▶ [STATED PROBLEM]:
Every line containing the word "this" needs to be found and copied.

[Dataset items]
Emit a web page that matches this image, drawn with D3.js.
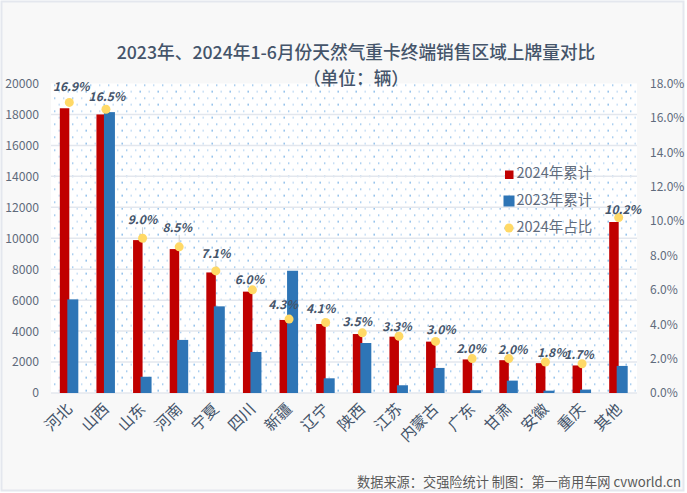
<!DOCTYPE html>
<html>
<head>
<meta charset="utf-8">
<script src="https://cdn.jsdelivr.net/npm/d3@7"></script>
<style>
  html, body { margin: 0; padding: 0; background: #fff; }
  svg { display: block; }
  text { font-family: "Noto Sans CJK SC", "Noto Sans", sans-serif; }
</style>
</head>
<body>
<svg id="chart" width="687" height="493"></svg>
<script>
"use strict";

const provinces = ["河北", "山西", "山东", "河南", "宁夏", "四川", "新疆", "辽宁", "陕西", "江苏", "内蒙古", "广东", "甘肃", "安徽", "重庆", "其他"];
const sales2024 = [18400, 18000, 9880, 9300, 7790, 6550, 4720, 4460, 3810, 3640, 3320, 2170, 2120, 1930, 1780, 11050];
const sales2023 = [6050, 18150, 1050, 3430, 5600, 2650, 7900, 950, 3230, 500, 1620, 180, 800, 150, 220, 1750];
const share2024 = [16.9, 16.5, 9.0, 8.5, 7.1, 6.0, 4.3, 4.1, 3.5, 3.3, 3.0, 2.0, 2.0, 1.8, 1.7, 10.2];
const salesTicks = [0, 2000, 4000, 6000, 8000, 10000, 12000, 14000, 16000, 18000, 20000];
const shareTicks = [0, 2, 4, 6, 8, 10, 12, 14, 16, 18];
const seriesNames = ["2024年累计", "2023年累计", "2024年占比"];

const colors = { red: "#c00000", blue: "#2e75b6", dot: "#ffd966", text: "#44546a", axis: "#5f6b7c", grid: "#e3e7ee" };

// label offsets from the marker
const labelDx = [2, 1, 0, -2, 0, -3, -6, -5, -5, -2, 5.5, -1, 4, 6.5, -3, 4];
const labelDy = [-11, -8, -14, -15, -13, -6, -10, -9.5, -7, -5, -7.5, -5.5, -5, -5, -5, -3.5];

const svg = d3.select("#chart");
const margin = { top: 83.5, right: 50, bottom: 100, left: 51 };
const width = 687, height = 493;
const plotRight = width - margin.right, plotBottom = height - margin.bottom;

// card background
svg.append("rect")
    .attr("x", 1.5).attr("y", 1.5)
    .attr("width", width - 5).attr("height", height - 4)
    .attr("fill", "#f8f8f8")
    .attr("stroke", "#e4e7ee")
    .attr("stroke-width", 2);

const x = d3.scaleBand().domain(provinces).range([margin.left, plotRight]);
const ySales = d3.scaleLinear().domain([0, 20000]).range([plotBottom, margin.top]);
const yShare = d3.scaleLinear().domain([0, 18]).range([plotBottom, margin.top]);

// dotted plot fill
const pattern = svg.append("defs").append("pattern")
    .attr("id", "dots")
    .attr("patternUnits", "userSpaceOnUse")
    .attr("x", margin.left + 3).attr("y", margin.top + 1)
    .attr("width", 18).attr("height", 13);
pattern.append("rect").attr("width", 18).attr("height", 13).attr("fill", "#fff");
pattern.append("rect").attr("x", 0).attr("y", 0).attr("width", 1.4).attr("height", 1.4).attr("fill", "#86baea");
pattern.append("rect").attr("x", 9).attr("y", 0).attr("width", 1.4).attr("height", 1.4).attr("fill", "#aed0f0");
pattern.append("rect").attr("x", 4.5).attr("y", 6.5).attr("width", 1.4).attr("height", 1.4).attr("fill", "#aed0f0");
pattern.append("rect").attr("x", 13.5).attr("y", 6.5).attr("width", 1.4).attr("height", 1.4).attr("fill", "#5aa0e0");

svg.append("rect")
    .attr("x", margin.left).attr("y", margin.top)
    .attr("width", plotRight - margin.left).attr("height", plotBottom - margin.top)
    .attr("fill", "url(#dots)");

// gridlines
svg.append("g").selectAll("line")
    .data(salesTicks.slice(0, -1))
    .enter().append("line")
        .attr("x1", margin.left).attr("x2", plotRight)
        .attr("y1", d => ySales(d)).attr("y2", d => ySales(d))
        .attr("stroke", colors.grid)
        .attr("stroke-width", 1.5);

// left axis
const leftAxis = svg.append("g")
    .attr("transform", `translate(${margin.left},0)`)
    .call(d3.axisLeft(ySales).tickValues(salesTicks).tickFormat(d3.format("d")).tickSize(0).tickPadding(12));
leftAxis.select(".domain").remove();
leftAxis.selectAll("text").attr("fill", colors.axis).attr("font-size", 12.2);

// right axis
const rightAxis = svg.append("g")
    .attr("transform", `translate(${plotRight},0)`)
    .call(d3.axisRight(yShare).tickValues(shareTicks).tickFormat(d => d.toFixed(1) + "%").tickSize(0).tickPadding(13));
rightAxis.select(".domain").remove();
rightAxis.selectAll("text").attr("fill", colors.axis).attr("font-size", 12);

// category axis
const bottomAxis = svg.append("g")
    .attr("transform", `translate(0,${plotBottom})`)
    .call(d3.axisBottom(x).tickSize(0).tickPadding(0));
bottomAxis.select(".domain").remove();
bottomAxis.selectAll("text")
    .attr("fill", colors.text)
    .attr("font-size", 15.5)
    .attr("text-anchor", "end")
    .attr("dominant-baseline", "middle")
    .attr("dy", 0)
    .attr("transform", "translate(1,14) rotate(-45)");

// bars, blue sits on top of the red one
const redWidth = 9.5, blueWidth = 11;
svg.append("g").selectAll("rect")
    .data(provinces)
    .enter().append("rect")
        .attr("x", d => x(d) + x.bandwidth() / 2 - redWidth)
        .attr("y", (d, i) => ySales(sales2024[i]))
        .attr("width", redWidth)
        .attr("height", (d, i) => plotBottom - ySales(sales2024[i]))
        .attr("fill", colors.red);

svg.append("g").selectAll("rect")
    .data(provinces)
    .enter().append("rect")
        .attr("x", d => x(d) + x.bandwidth() / 2 - 2)
        .attr("y", (d, i) => ySales(sales2023[i]))
        .attr("width", blueWidth)
        .attr("height", (d, i) => plotBottom - ySales(sales2023[i]))
        .attr("fill", colors.blue);

// leader lines, only where the label sits far from its marker
svg.append("g").selectAll("line")
    .data(provinces.filter((d, i) => labelDy[i] <= -13))
    .enter().append("line")
        .attr("x1", d => x(d) + x.bandwidth() / 2)
        .attr("x2", d => x(d) + x.bandwidth() / 2)
        .attr("y1", d => yShare(share2024[provinces.indexOf(d)]) - 4)
        .attr("y2", d => yShare(share2024[provinces.indexOf(d)]) + labelDy[provinces.indexOf(d)] + 3)
        .attr("stroke", "#bfbfbf")
        .attr("stroke-width", 0.75);

// share markers
svg.append("g").selectAll("circle")
    .data(provinces)
    .enter().append("circle")
        .attr("cx", d => x(d) + x.bandwidth() / 2)
        .attr("cy", (d, i) => yShare(share2024[i]))
        .attr("r", 4.5)
        .attr("fill", colors.dot);

// share labels
svg.append("g").selectAll("text")
    .data(provinces)
    .enter().append("text")
        .attr("x", (d, i) => x(d) + x.bandwidth() / 2 + labelDx[i])
        .attr("y", (d, i) => yShare(share2024[i]) + labelDy[i])
        .attr("text-anchor", "middle")
        .attr("font-size", 12)
        .attr("font-style", "italic")
        .attr("font-weight", 700)
        .attr("fill", colors.text)
        .text((d, i) => share2024[i].toFixed(1) + "%");

// title
const title = svg.append("g").attr("text-anchor", "middle").attr("fill", colors.text).attr("font-weight", 500);
title.append("text").attr("x", 356).attr("y", 59).attr("font-size", 17.7).text("2023年、2024年1-6月份天然气重卡终端销售区域上牌量对比");
title.append("text").attr("x", 356).attr("y", 84.5).attr("font-size", 17.7).text("（单位：辆）");

// legend
const legendY = [174.5, 201, 228];
const legend = svg.append("g");
legend.append("rect").attr("x", 505).attr("y", legendY[0] - 4).attr("width", 8.5).attr("height", 8.5).attr("fill", colors.red);
legend.append("rect").attr("x", 503.5).attr("y", legendY[1] - 5.5).attr("width", 11).attr("height", 11).attr("fill", colors.blue);
legend.append("circle").attr("cx", 509).attr("cy", legendY[2]).attr("r", 4.5).attr("fill", colors.dot);
legend.selectAll("text")
    .data(seriesNames)
    .enter().append("text")
        .attr("x", 516.5)
        .attr("y", (d, i) => legendY[i])
        .attr("dominant-baseline", "middle")
        .attr("font-size", 14.5)
        .attr("fill", colors.axis)
        .text(d => d);

// source line
svg.append("text")
    .attr("x", 681).attr("y", 487)
    .attr("text-anchor", "end")
    .attr("font-size", 13.2)
    .attr("fill", "#595959")
    .text("数据来源：交强险统计  制图：第一商用车网 cvworld.cn");
</script>
</body>
</html>
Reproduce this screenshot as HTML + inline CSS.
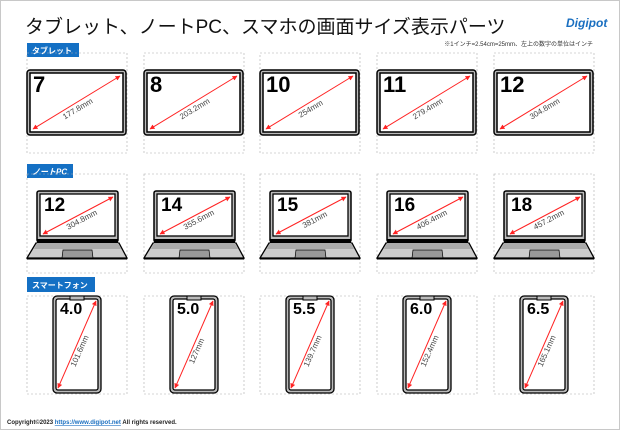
<!DOCTYPE html>
<html><head><meta charset="utf-8"><style>
html,body{margin:0;padding:0;background:#fff}
svg{display:block}
text{font-family:"Liberation Sans","Noto Sans CJK JP",sans-serif}
</style></head><body>
<svg width="620" height="430" viewBox="0 0 620 430" xmlns="http://www.w3.org/2000/svg">
<defs>
<marker id="ah" viewBox="0 0 10 10" refX="9" refY="5" markerWidth="5" markerHeight="5" orient="auto-start-reverse"><path d="M0,0L10,5L0,10z" fill="#f22"/></marker>
<g id="tab">
<rect x="0" y="70" width="99" height="65" rx="3" fill="#bbb" stroke="#000" stroke-width="1.5"/>
<rect x="3" y="73" width="93" height="59" fill="#fff" stroke="#000" stroke-width="1.5"/>
<line x1="6" y1="129" x2="93" y2="76" stroke="#f22" stroke-width="1" marker-start="url(#ah)" marker-end="url(#ah)"/>
</g>
<g id="lap">
<rect x="10" y="191" width="81" height="51" rx="2" fill="#bbb" stroke="#000" stroke-width="1.5"/>
<rect x="13" y="194" width="75" height="42" fill="#fff" stroke="#000" stroke-width="1.3"/>
<rect x="10" y="239" width="81" height="4" fill="#000"/>
<polygon points="9,243 92,243 100,258 0,258" fill="#ccc" stroke="#000" stroke-width="1.3"/>
<polygon points="10,243 91,243 94,249 7,249" fill="#aaa"/>
<polygon points="36,250 65,250 66,258 35,258" fill="#999" stroke="#000" stroke-width="0.7"/>
<line x1="0" y1="258.5" x2="100" y2="258.5" stroke="#000" stroke-width="2"/>
<line x1="16" y1="234" x2="86" y2="197" stroke="#f22" stroke-width="1" marker-start="url(#ah)" marker-end="url(#ah)"/>
</g>
<g id="ph">
<rect x="26" y="296" width="48" height="97" rx="4" fill="#bbb" stroke="#000" stroke-width="1.3"/>
<rect x="29" y="299" width="42" height="91" rx="2" fill="#fff" stroke="#000" stroke-width="1.3"/>
<rect x="43" y="296" width="14" height="4" fill="#bbb" stroke="#000" stroke-width="1"/>
<line x1="31" y1="388" x2="69" y2="301" stroke="#f22" stroke-width="1" marker-start="url(#ah)" marker-end="url(#ah)"/>
</g>
</defs>
<rect x="0.5" y="0.5" width="619" height="429" fill="#fff" stroke="#c8c8c8"/>
<text x="25" y="33" font-size="19" fill="#111">タブレット、ノートPC、スマホの画面サイズ表示パーツ</text>
<text x="566" y="27" font-size="12" font-weight="bold" fill="#1a6fc0" font-style="italic">Digipot</text>
<text x="593" y="46" font-size="6" fill="#333" text-anchor="end">※1インチ=2.54cm=25mm、左上の数字の単位はインチ</text>

<rect x="27" y="43" width="52" height="14" fill="#1470c4"/>
<text x="32" y="53.5" font-size="8" font-weight="bold" fill="#fff">タブレット</text>
<rect x="27" y="164" width="46" height="14" fill="#1470c4"/>
<text x="32" y="174.5" font-size="8" font-weight="bold" fill="#fff" font-style="italic">ノートPC</text>
<rect x="27" y="277" width="68" height="15" fill="#1470c4"/>
<text x="32" y="288" font-size="8" font-weight="bold" fill="#fff">スマートフォン</text>

<g fill="none" stroke="#aaa" stroke-width="0.6" stroke-dasharray="2,2">
<rect x="27" y="53" width="100" height="100"/><rect x="144" y="53" width="100" height="100"/><rect x="260" y="53" width="100" height="100"/><rect x="377" y="53" width="100" height="100"/><rect x="494" y="53" width="100" height="100"/>
<rect x="27" y="174" width="100" height="99"/><rect x="144" y="174" width="100" height="99"/><rect x="260" y="174" width="100" height="99"/><rect x="377" y="174" width="100" height="99"/><rect x="494" y="174" width="100" height="99"/>
<rect x="27" y="296" width="100" height="98"/><rect x="144" y="296" width="100" height="98"/><rect x="260" y="296" width="100" height="98"/><rect x="377" y="296" width="100" height="98"/><rect x="494" y="296" width="100" height="98"/>
</g>

<g transform="translate(27,0)"><use href="#tab"/><text x="6" y="92" font-size="22" font-weight="bold">7</text><text transform="translate(52,111) rotate(-31)" font-size="8" fill="#444" text-anchor="middle">177.8mm</text></g>
<g transform="translate(144,0)"><use href="#tab"/><text x="6" y="92" font-size="22" font-weight="bold">8</text><text transform="translate(52,111) rotate(-31)" font-size="8" fill="#444" text-anchor="middle">203.2mm</text></g>
<g transform="translate(260,0)"><use href="#tab"/><text x="6" y="92" font-size="22" font-weight="bold">10</text><text transform="translate(52,111) rotate(-31)" font-size="8" fill="#444" text-anchor="middle">254mm</text></g>
<g transform="translate(377,0)"><use href="#tab"/><text x="6" y="92" font-size="22" font-weight="bold">11</text><text transform="translate(52,111) rotate(-31)" font-size="8" fill="#444" text-anchor="middle">279.4mm</text></g>
<g transform="translate(494,0)"><use href="#tab"/><text x="6" y="92" font-size="22" font-weight="bold">12</text><text transform="translate(52,111) rotate(-31)" font-size="8" fill="#444" text-anchor="middle">304.8mm</text></g>

<g transform="translate(27,0)"><use href="#lap"/><text x="17" y="211" font-size="19" font-weight="bold">12</text><text transform="translate(56,222) rotate(-28)" font-size="8" fill="#444" text-anchor="middle">304.8mm</text></g>
<g transform="translate(144,0)"><use href="#lap"/><text x="17" y="211" font-size="19" font-weight="bold">14</text><text transform="translate(56,222) rotate(-28)" font-size="8" fill="#444" text-anchor="middle">355.6mm</text></g>
<g transform="translate(260,0)"><use href="#lap"/><text x="17" y="211" font-size="19" font-weight="bold">15</text><text transform="translate(56,222) rotate(-28)" font-size="8" fill="#444" text-anchor="middle">381mm</text></g>
<g transform="translate(377,0)"><use href="#lap"/><text x="17" y="211" font-size="19" font-weight="bold">16</text><text transform="translate(56,222) rotate(-28)" font-size="8" fill="#444" text-anchor="middle">406.4mm</text></g>
<g transform="translate(494,0)"><use href="#lap"/><text x="17" y="211" font-size="19" font-weight="bold">18</text><text transform="translate(56,222) rotate(-28)" font-size="8" fill="#444" text-anchor="middle">457.2mm</text></g>

<g transform="translate(27,0)"><use href="#ph"/><text x="33" y="314" font-size="16" font-weight="bold">4.0</text><text transform="translate(55,352) rotate(-66)" font-size="8" fill="#444" text-anchor="middle">101.6mm</text></g>
<g transform="translate(144,0)"><use href="#ph"/><text x="33" y="314" font-size="16" font-weight="bold">5.0</text><text transform="translate(55,352) rotate(-66)" font-size="8" fill="#444" text-anchor="middle">127mm</text></g>
<g transform="translate(260,0)"><use href="#ph"/><text x="33" y="314" font-size="16" font-weight="bold">5.5</text><text transform="translate(55,352) rotate(-66)" font-size="8" fill="#444" text-anchor="middle">139.7mm</text></g>
<g transform="translate(377,0)"><use href="#ph"/><text x="33" y="314" font-size="16" font-weight="bold">6.0</text><text transform="translate(55,352) rotate(-66)" font-size="8" fill="#444" text-anchor="middle">152.4mm</text></g>
<g transform="translate(494,0)"><use href="#ph"/><text x="33" y="314" font-size="16" font-weight="bold">6.5</text><text transform="translate(55,352) rotate(-66)" font-size="8" fill="#444" text-anchor="middle">165.1mm</text></g>

<text x="7" y="424" font-size="6" font-weight="bold" fill="#222">Copyright©2023 <tspan fill="#1a6fc0" text-decoration="underline">https://www.digipot.net</tspan> All rights reserved.</text>
</svg>
</body></html>
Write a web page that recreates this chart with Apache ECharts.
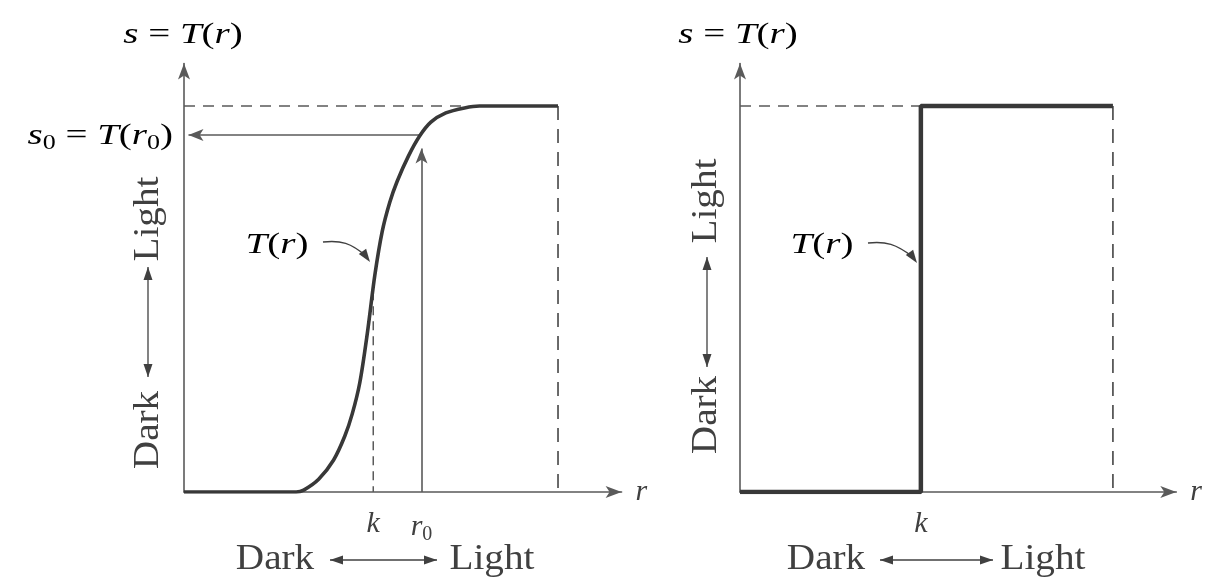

▶ [COMPLETE ANSWER]:
Emit a web page that matches this image, drawn with D3.js.
Reproduce this screenshot as HTML + inline CSS.
Write a web page that recreates this chart with Apache ECharts.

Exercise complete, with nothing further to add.